───── Data lines
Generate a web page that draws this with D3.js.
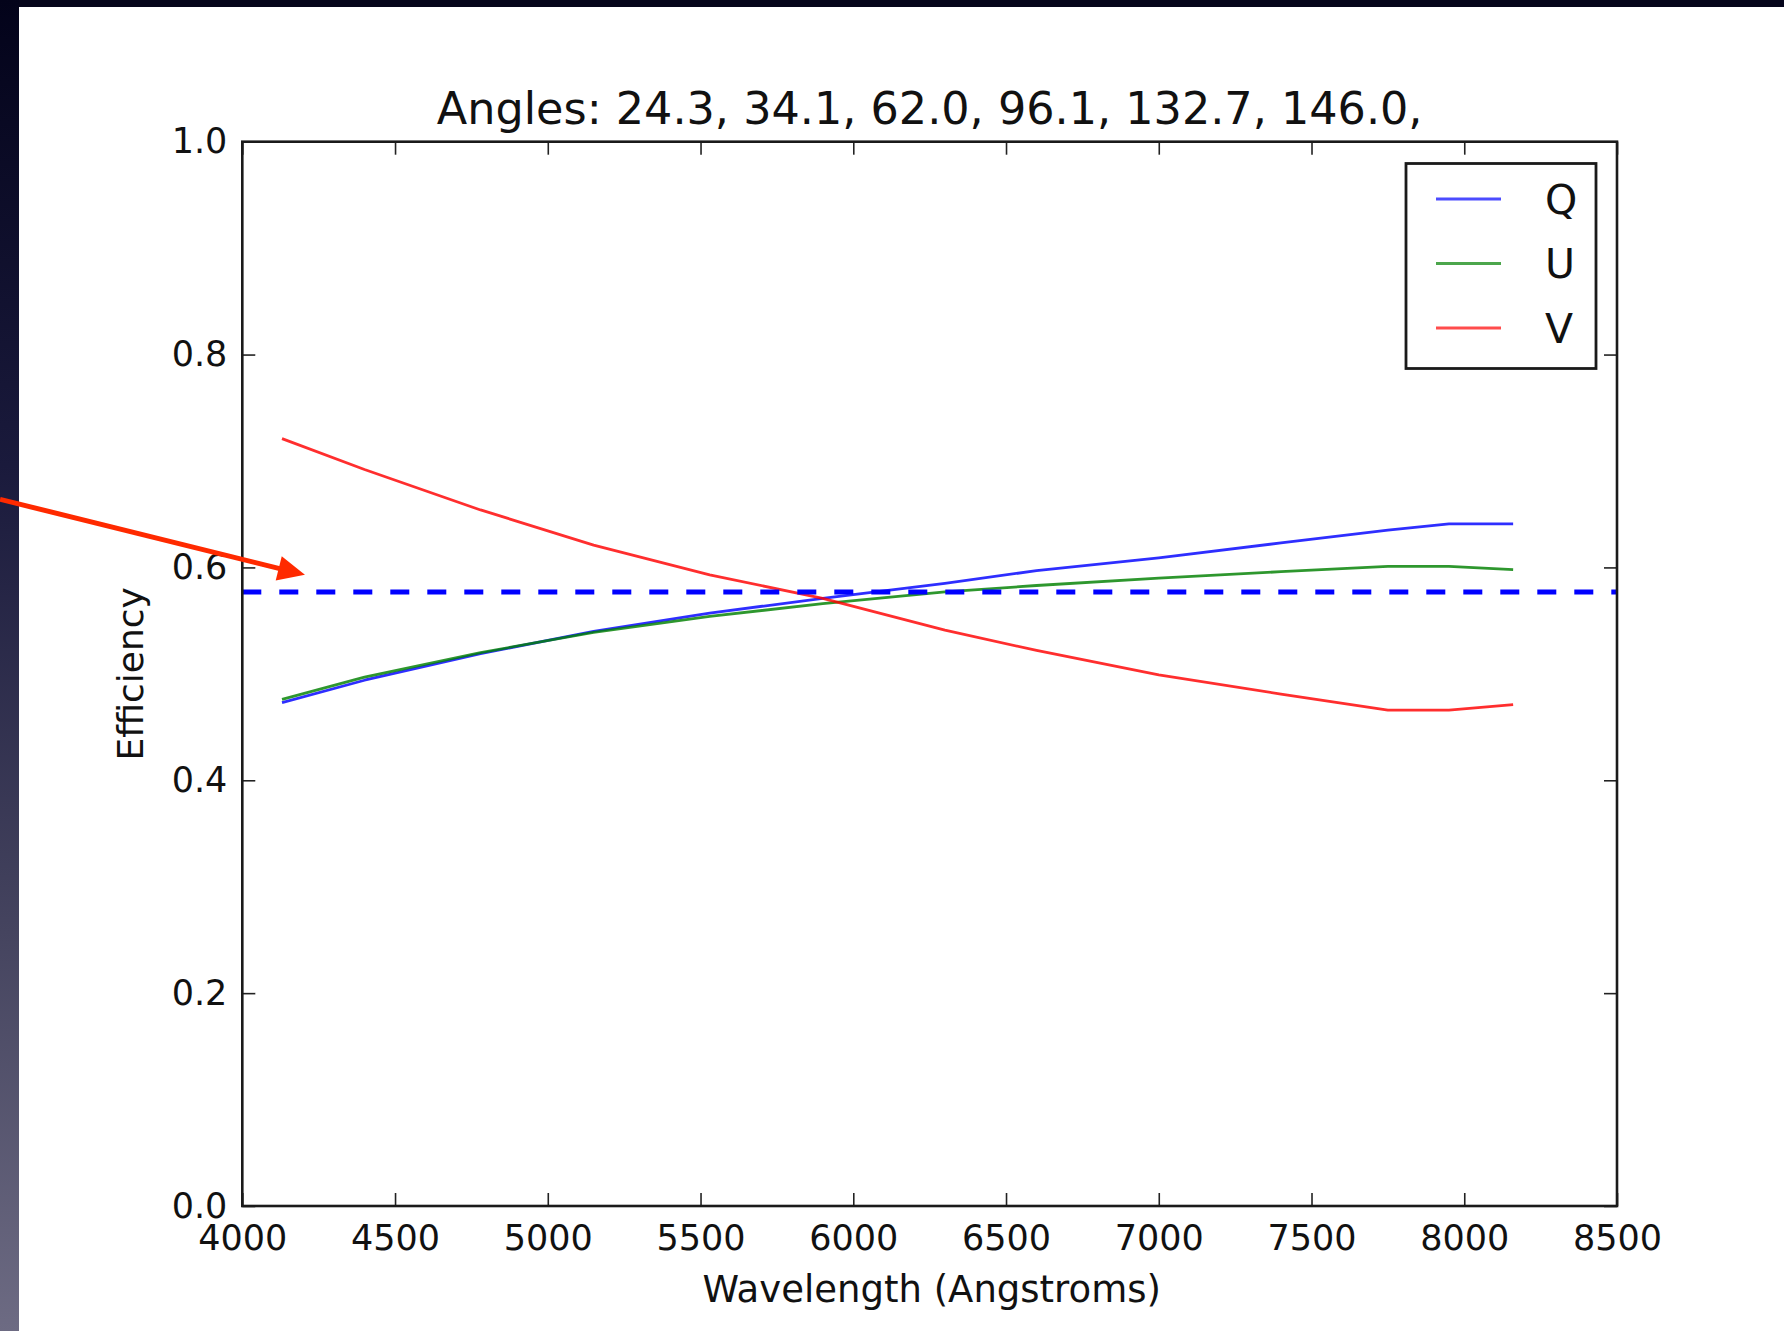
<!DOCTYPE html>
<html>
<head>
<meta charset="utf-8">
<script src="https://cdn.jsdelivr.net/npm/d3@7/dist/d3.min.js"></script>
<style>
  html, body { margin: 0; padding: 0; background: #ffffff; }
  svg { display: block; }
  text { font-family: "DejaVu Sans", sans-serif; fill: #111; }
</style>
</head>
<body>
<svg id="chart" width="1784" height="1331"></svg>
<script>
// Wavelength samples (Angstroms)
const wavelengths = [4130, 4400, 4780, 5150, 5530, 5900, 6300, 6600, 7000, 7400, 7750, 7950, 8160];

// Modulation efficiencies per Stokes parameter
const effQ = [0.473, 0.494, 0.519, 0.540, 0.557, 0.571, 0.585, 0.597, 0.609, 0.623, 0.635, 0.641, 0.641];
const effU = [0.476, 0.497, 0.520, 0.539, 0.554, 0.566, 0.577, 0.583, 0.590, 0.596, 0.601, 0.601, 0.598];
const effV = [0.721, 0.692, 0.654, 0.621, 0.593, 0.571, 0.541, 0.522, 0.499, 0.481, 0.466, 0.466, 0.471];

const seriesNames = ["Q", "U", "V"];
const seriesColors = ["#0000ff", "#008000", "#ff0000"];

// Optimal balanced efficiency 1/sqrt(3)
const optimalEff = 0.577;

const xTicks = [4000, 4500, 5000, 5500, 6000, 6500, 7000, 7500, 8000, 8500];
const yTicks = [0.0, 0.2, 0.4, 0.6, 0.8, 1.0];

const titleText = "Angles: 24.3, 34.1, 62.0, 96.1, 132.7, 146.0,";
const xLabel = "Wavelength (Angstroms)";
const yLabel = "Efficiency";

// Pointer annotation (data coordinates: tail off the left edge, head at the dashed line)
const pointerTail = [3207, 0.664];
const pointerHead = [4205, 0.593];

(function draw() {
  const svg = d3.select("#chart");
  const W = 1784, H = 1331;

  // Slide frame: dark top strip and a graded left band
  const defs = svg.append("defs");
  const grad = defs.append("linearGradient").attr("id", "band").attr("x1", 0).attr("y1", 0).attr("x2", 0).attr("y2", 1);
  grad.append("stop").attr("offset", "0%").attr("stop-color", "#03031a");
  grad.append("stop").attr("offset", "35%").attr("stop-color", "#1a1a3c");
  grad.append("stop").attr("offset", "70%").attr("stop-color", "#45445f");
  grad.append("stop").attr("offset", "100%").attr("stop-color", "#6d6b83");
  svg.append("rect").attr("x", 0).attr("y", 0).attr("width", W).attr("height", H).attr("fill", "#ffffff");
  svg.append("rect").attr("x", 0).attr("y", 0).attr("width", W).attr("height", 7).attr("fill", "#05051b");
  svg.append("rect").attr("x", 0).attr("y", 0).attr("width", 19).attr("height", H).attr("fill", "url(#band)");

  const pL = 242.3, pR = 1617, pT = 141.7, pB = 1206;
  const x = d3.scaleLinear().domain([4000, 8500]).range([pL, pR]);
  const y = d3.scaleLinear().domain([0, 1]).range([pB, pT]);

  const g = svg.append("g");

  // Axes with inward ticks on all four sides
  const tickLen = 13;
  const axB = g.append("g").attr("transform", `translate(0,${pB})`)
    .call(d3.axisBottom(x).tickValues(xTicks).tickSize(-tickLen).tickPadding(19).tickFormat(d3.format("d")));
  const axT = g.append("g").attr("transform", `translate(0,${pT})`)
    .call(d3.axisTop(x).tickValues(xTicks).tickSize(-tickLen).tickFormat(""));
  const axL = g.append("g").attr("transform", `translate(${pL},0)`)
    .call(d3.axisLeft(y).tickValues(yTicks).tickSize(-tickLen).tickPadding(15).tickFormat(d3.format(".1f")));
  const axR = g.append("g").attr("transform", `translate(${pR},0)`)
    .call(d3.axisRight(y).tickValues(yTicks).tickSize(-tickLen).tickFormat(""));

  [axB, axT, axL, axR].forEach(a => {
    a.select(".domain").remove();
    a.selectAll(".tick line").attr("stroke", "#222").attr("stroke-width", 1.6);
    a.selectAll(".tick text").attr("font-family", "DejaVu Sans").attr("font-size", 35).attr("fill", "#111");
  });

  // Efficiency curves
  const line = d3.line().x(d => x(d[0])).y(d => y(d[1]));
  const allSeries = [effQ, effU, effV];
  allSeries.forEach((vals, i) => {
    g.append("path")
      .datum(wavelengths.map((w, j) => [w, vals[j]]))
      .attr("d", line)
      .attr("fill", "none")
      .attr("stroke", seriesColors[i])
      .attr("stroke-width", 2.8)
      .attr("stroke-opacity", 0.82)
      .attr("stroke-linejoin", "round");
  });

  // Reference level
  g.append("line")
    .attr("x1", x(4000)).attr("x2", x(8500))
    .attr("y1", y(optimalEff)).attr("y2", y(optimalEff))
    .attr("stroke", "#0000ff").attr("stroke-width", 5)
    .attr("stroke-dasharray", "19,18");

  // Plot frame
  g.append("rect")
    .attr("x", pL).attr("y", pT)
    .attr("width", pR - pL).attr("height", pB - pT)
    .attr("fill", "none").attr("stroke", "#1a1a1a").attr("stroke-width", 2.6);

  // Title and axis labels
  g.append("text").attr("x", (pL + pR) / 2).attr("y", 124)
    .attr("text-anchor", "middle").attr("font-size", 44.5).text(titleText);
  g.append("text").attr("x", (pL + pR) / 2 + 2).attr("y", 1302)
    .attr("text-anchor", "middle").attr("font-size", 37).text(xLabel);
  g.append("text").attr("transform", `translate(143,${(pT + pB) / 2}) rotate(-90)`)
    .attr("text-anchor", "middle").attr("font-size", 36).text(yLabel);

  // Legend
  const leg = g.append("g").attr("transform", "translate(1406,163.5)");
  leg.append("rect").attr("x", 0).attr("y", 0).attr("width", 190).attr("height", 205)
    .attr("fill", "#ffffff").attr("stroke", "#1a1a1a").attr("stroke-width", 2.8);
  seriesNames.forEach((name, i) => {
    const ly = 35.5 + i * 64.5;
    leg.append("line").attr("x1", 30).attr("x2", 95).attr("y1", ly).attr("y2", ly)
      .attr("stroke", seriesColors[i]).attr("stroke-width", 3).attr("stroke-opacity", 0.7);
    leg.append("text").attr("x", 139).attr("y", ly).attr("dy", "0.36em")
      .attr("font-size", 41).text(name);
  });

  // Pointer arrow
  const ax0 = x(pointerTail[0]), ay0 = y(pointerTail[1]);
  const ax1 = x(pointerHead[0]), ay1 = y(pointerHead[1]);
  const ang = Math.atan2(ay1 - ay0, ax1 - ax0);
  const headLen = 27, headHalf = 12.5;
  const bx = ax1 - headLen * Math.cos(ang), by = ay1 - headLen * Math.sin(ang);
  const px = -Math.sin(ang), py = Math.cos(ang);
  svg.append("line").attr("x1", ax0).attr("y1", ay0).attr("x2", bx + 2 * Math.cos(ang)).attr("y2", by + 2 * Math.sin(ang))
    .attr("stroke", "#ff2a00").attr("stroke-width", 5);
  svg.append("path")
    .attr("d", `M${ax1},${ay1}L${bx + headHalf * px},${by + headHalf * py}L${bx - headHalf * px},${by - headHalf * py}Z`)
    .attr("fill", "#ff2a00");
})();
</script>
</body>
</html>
──────────
Restate the data word for word from its first line through the line with "7750, 7950, 8160];", leaving out any picture along the way.

Written response –
Generate a web page that draws this with D3.js.
<!DOCTYPE html>
<html>
<head>
<meta charset="utf-8">
<script src="https://cdn.jsdelivr.net/npm/d3@7/dist/d3.min.js"></script>
<style>
  html, body { margin: 0; padding: 0; background: #ffffff; }
  svg { display: block; }
  text { font-family: "DejaVu Sans", sans-serif; fill: #111; }
</style>
</head>
<body>
<svg id="chart" width="1784" height="1331"></svg>
<script>
// Wavelength samples (Angstroms)
const wavelengths = [4130, 4400, 4780, 5150, 5530, 5900, 6300, 6600, 7000, 7400, 7750, 7950, 8160];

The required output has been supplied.